On our way down the hundred feet of concrete steps, Jill identified the Pinyon Pine and Juniper predominant in the area. “And this is the Wal-mart plant,” she said, pointing to the pointy Yucca. “The Ancestral Pueblo used it for everything from food to sandals to ceremonial shampoo.”
These resourceful people used to be called “Anasazi”, but modern Hopi, who consider themselves descendants, disapproved of the term because it means “ancient enemy” in Navajo. The Ancestral Pueblo left the area about eight hundred years ago, perhaps because of prolonged drought.
At the bottom of the stairs, we came to a puddle of water in a hollowed out section of cliff. The porous sandstone above allows water to seep through until it reaches the impervious shale layer, where it spreads laterally to the surface. During winter, moisture trapped in the sandstone freezes and expands, flaking off pieces of rock. After thousands of years, caves form like the yawning mouths of a great stone beasts, providing both shelter and water for dwellings like Balcony House.
Nearby was the ladder leading to the dwellings, now two-storeys above us. The ladder was made from trunks and branches worn smooth by thousands of tourist hands and feet. “If you have trouble with heights,” said Jill, leading the way. “Don’t look up or down, just straight ahead.” With these words of wisdom, our troop scaled the ladder like ants headed for the pantry.
The top does not leave room for celebrating because you must immediately squeeze through a narrow passage. This leads to the so-called balcony, a space with a low stone wall lining the edge from which you can look down the canyon. This may have been a nursery or perhaps for ceremonial dances. Testing the theories could be tricky. Testing the wall would be foolish.
Ancestral Pueblans built the wall and the many small rooms with pieces of stone and clay mortar.
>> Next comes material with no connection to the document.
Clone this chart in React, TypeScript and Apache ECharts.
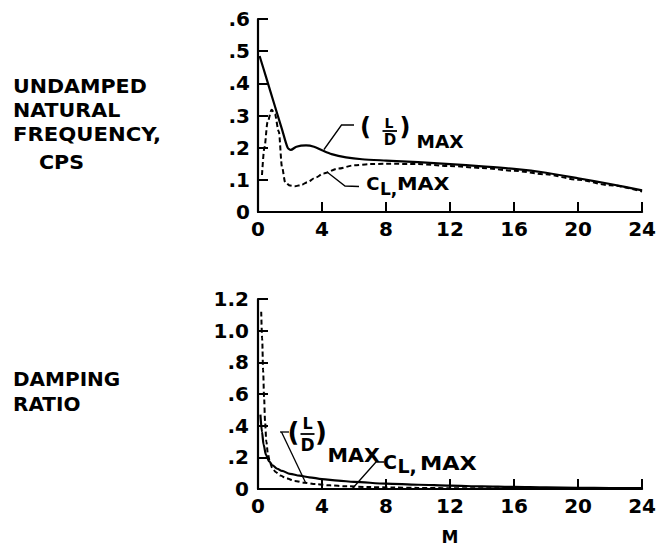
import React, { useEffect, useRef } from "react";
import * as echarts from "echarts";

const FONT = "DejaVu Sans";

// Top chart: undamped natural frequency, cps vs M
const M_FREQ_LD = [0.1, 0.5, 1.0, 1.5, 1.85, 2.05, 2.4, 3.0, 3.5, 4.0, 4.6, 5.5, 6.5, 8, 10, 12, 14, 16, 18, 20, 22, 24];
const FREQ_LD = [0.485, 0.42, 0.338, 0.257, 0.2, 0.193, 0.203, 0.207, 0.203, 0.192, 0.18, 0.17, 0.164, 0.16, 0.155, 0.149, 0.142, 0.134, 0.122, 0.105, 0.087, 0.067];
const M_FREQ_CL = [0.25, 0.4, 0.6, 0.85, 1.05, 1.3, 1.5, 1.7, 2.0, 2.3, 2.7, 3.1, 3.6, 4.1, 5, 6, 7, 8, 10, 12, 14, 16, 18, 20, 22, 24];
const FREQ_CL = [0.115, 0.2, 0.28, 0.318, 0.305, 0.25, 0.14, 0.092, 0.082, 0.08, 0.084, 0.093, 0.107, 0.12, 0.135, 0.145, 0.149, 0.15, 0.149, 0.143, 0.137, 0.128, 0.117, 0.1, 0.083, 0.064];

// Bottom chart: damping ratio vs M
const M_DAMP_LD = [0.15, 0.25, 0.35, 0.5, 0.7, 0.9, 1.2, 1.5, 2, 2.6, 3.2, 4, 5, 6, 8, 10, 12, 14, 16, 18, 20, 22, 24];
const DAMP_LD = [0.47, 0.36, 0.28, 0.215, 0.175, 0.15, 0.128, 0.114, 0.096, 0.084, 0.074, 0.063, 0.053, 0.045, 0.034, 0.027, 0.021, 0.017, 0.013, 0.01, 0.008, 0.006, 0.005];
const M_DAMP_CL = [0.2, 0.26, 0.32, 0.38, 0.44, 0.52, 0.62, 0.75, 0.9, 1.1, 1.4, 1.8, 2.3, 2.9, 3.6, 4.5, 5.5, 7, 8.5, 10, 12, 16, 20, 24];
const DAMP_CL = [1.12, 0.95, 0.75, 0.58, 0.43, 0.3, 0.22, 0.165, 0.132, 0.107, 0.085, 0.066, 0.051, 0.04, 0.031, 0.023, 0.017, 0.012, 0.009, 0.007, 0.005, 0.004, 0.003, 0.002];

const X_TICKS_MAX = 24;
const X_INTERVAL = 4;
const FREQ_MAX = 0.6;
const FREQ_INTERVAL = 0.1;
const DAMP_MAX = 1.2;
const DAMP_INTERVAL = 0.2;

const zip = (xs: number[], ys: number[]) => xs.map((x, i) => [x, ys[i]]);

function txt(x: number, y: number, text: string, size: number, align: string = "left", scaleX = 1) {
  return {
    type: "text",
    x,
    y,
    scaleX,
    z: 100,
    style: {
      text,
      fontSize: size,
      fontFamily: FONT,
      fontWeight: "bold",
      fill: "#000",
      align,
      verticalAlign: "middle",
      textAlign: align,
      textVerticalAlign: "middle",
    },
  };
}

function poly(points: number[][], w = 1.3) {
  return {
    type: "polyline",
    z: 100,
    shape: { points },
    style: { stroke: "#000", lineWidth: w, fill: null },
  };
}

function fracLine(x1: number, x2: number, y: number) {
  return {
    type: "line",
    z: 100,
    shape: { x1, y1: y, x2, y2: y },
    style: { stroke: "#000", lineWidth: 1.8 },
  };
}

const axisCommon = {
  axisLine: { show: true, onZero: false, lineStyle: { color: "#000", width: 2.2 } },
  axisTick: { show: true, inside: true, length: 10, lineStyle: { color: "#000", width: 2 } },
  splitLine: { show: false },
};

const labelStyle = { color: "#000", fontSize: 20, fontFamily: FONT, fontWeight: "bold" };

export default function App() {
  const ref = useRef<HTMLDivElement>(null);
  useEffect(() => {
    if (!ref.current) return;
    const chart = echarts.init(ref.current, null, { renderer: "svg" });
    const freqFmt = (v: number) => (Math.abs(v) < 1e-9 ? "0" : "." + Math.round(v * 10));
    const dampFmt = (v: number) => {
      if (Math.abs(v) < 1e-9) return "0";
      if (v >= 0.99) return v.toFixed(1);
      return "." + Math.round(v * 10);
    };
    const lineSolid = { color: "#000", width: 2.2, type: "solid" };
    const lineDash = { color: "#000", width: 2, type: [5, 3] };
    chart.setOption({
      animation: false,
      backgroundColor: "#fff",
      grid: [
        { left: 258, top: 19, width: 385, height: 193 },
        { left: 258, top: 299, width: 385, height: 195 },
      ],
      xAxis: [
        {
          type: "value", gridIndex: 0, min: 0, max: X_TICKS_MAX, interval: X_INTERVAL,
          ...axisCommon,
          axisLabel: { ...labelStyle, margin: 7 },
        },
        {
          type: "value", gridIndex: 1, min: 0, max: X_TICKS_MAX, interval: X_INTERVAL,
          ...axisCommon,
          axisLabel: { ...labelStyle, margin: 7 },
          name: "M", nameLocation: "middle", nameGap: 39,
          nameTextStyle: { color: "#000", fontSize: 17, fontWeight: "bold", fontFamily: FONT },
        },
      ],
      yAxis: [
        {
          type: "value", gridIndex: 0, min: 0, max: FREQ_MAX, interval: FREQ_INTERVAL,
          ...axisCommon,
          axisLabel: { ...labelStyle, margin: 8, formatter: freqFmt },
        },
        {
          type: "value", gridIndex: 1, min: 0, max: DAMP_MAX, interval: DAMP_INTERVAL,
          ...axisCommon,
          axisLabel: { ...labelStyle, margin: 9, formatter: dampFmt },
        },
      ],
      series: [
        { type: "line", xAxisIndex: 0, yAxisIndex: 0, data: zip(M_FREQ_LD, FREQ_LD), showSymbol: false, smooth: 0.25, lineStyle: lineSolid },
        { type: "line", xAxisIndex: 0, yAxisIndex: 0, data: zip(M_FREQ_CL, FREQ_CL), showSymbol: false, smooth: 0.3, smoothMonotone: "x", lineStyle: lineDash },
        { type: "line", xAxisIndex: 1, yAxisIndex: 1, data: zip(M_DAMP_LD, DAMP_LD), showSymbol: false, smooth: 0.3, smoothMonotone: "x", lineStyle: lineSolid },
        { type: "line", xAxisIndex: 1, yAxisIndex: 1, data: zip(M_DAMP_CL, DAMP_CL), showSymbol: false, smooth: 0.3, smoothMonotone: "x", lineStyle: lineDash },
      ],
      graphic: [
        // left titles
        txt(13, 86, "UNDAMPED", 20, "left", 1.03),
        txt(13, 110, "NATURAL", 20, "left", 1.03),
        txt(13, 134, "FREQUENCY,", 20, "left", 1.06),
        txt(39, 162, "CPS", 20, "left", 1.03),
        txt(13, 379, "DAMPING", 20, "left", 1.0),
        txt(13, 404, "RATIO", 20, "left", 1.0),
        // top (L/D)MAX
        poly([[324, 149.5], [341.5, 125], [354, 125]]),
        txt(365.5, 127, "(", 24, "center"),
        txt(389, 122.5, "L", 14, "center"),
        fracLine(382.5, 397, 131),
        txt(390, 139.5, "D", 15, "center"),
        txt(405, 127, ")", 24, "center"),
        txt(416.5, 142, "MAX", 18, "left", 1.03),
        // top C_L,MAX
        poly([[327, 172], [345, 186], [359, 186.5]]),
        txt(379.5, 183, "C", 18, "right"),
        txt(380, 188.5, "L,", 17, "left"),
        txt(397, 183.5, "MAX", 18, "left", 1.15),
        // bottom (L/D)MAX
        poly([[280, 432], [289, 432]]),
        poly([[281.5, 432], [305.5, 482.5]]),
        txt(293.5, 432, "(", 26, "center"),
        txt(307.5, 423.5, "L", 16, "center"),
        fracLine(300.5, 314.5, 434),
        txt(307.5, 444.5, "D", 17, "center"),
        txt(321, 432, ")", 26, "center"),
        txt(327.5, 455, "MAX", 20, "left", 1.03),
        // bottom C_L,MAX
        poly([[352, 489], [376, 462], [384, 462]]),
        txt(397, 461.7, "C", 19, "right"),
        txt(397.5, 466, "L,", 19, "left"),
        txt(420, 462.5, "MAX", 20, "left", 1.12),
      ],
    });
    return () => chart.dispose();
  }, []);
  return (
    <div
      ref={ref}
      style={{ position: "fixed", left: 0, top: 0, width: 659, height: 546, background: "#fff" }}
    />
  );
}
With water in short supply, they may have used urine to make the clay - nothing like that “new home” smell.
Some rooms were for sleeping and some for storing the corn, squash and beans grown in fields above. Some rooms were stacked two or three levels high, up to the ceiling of the cave, and entered using ladders. The sleeping quarters seemed tiny but presumably these people had no room for claustrophobia. The walls around the lower openings were blackened from the oil off hundreds of hands asked not to touch.
We passed through another narrow opening to an area without a guard wall. In the floor was a kiva, which looked like a large hot tub, about 10 feet into the ground, lined with stones. Modern Hopi still use similar structures for sacred ceremonies.
The depression in the centre was a fire pit. A small opening at the base of the wall ingeniously connected to the upper level as an air vent. A low barrier near the opening deflected and circulated incoming air. The sipapu, a small hole in the ground near the fire pit, represented the opening through which the ancestors climbed up into this world.
Pillars made of stone spaced evenly around the perimeter would have supported logs to form a roof, level with the rest of the main floor. A hole left in the middle allowed for entry and exit by ladder. Climbing through the smoke rising from the fire pit may have been part of a purification ritual.
After passing remnants of rooms displaying stones for grinding dried corn, we came at last to the little exit.
I watched others crawl through first, sizing up the situation. The camera, notebook, water and snacks stuffed into my fanny pack made me feel like a camel trying to pass through the eye of a needle. I slung my gear around my neck and wormed my way through. You can stand up in the middle of the short passage, but you have to get down on your hands and knees again to get out.
The opening was originally the entrance to the complex. The design may have made it easier to defend, or imposed a submissive posture for entering a place of reverence. I was just happy to get through.
Ascending the final rungs of the last wooden ladder to the parking lot, I reflected on the resourceful, spiritual lives of the Ancestral Pueblans, and a little more self-conscious than usual about the size of my butt.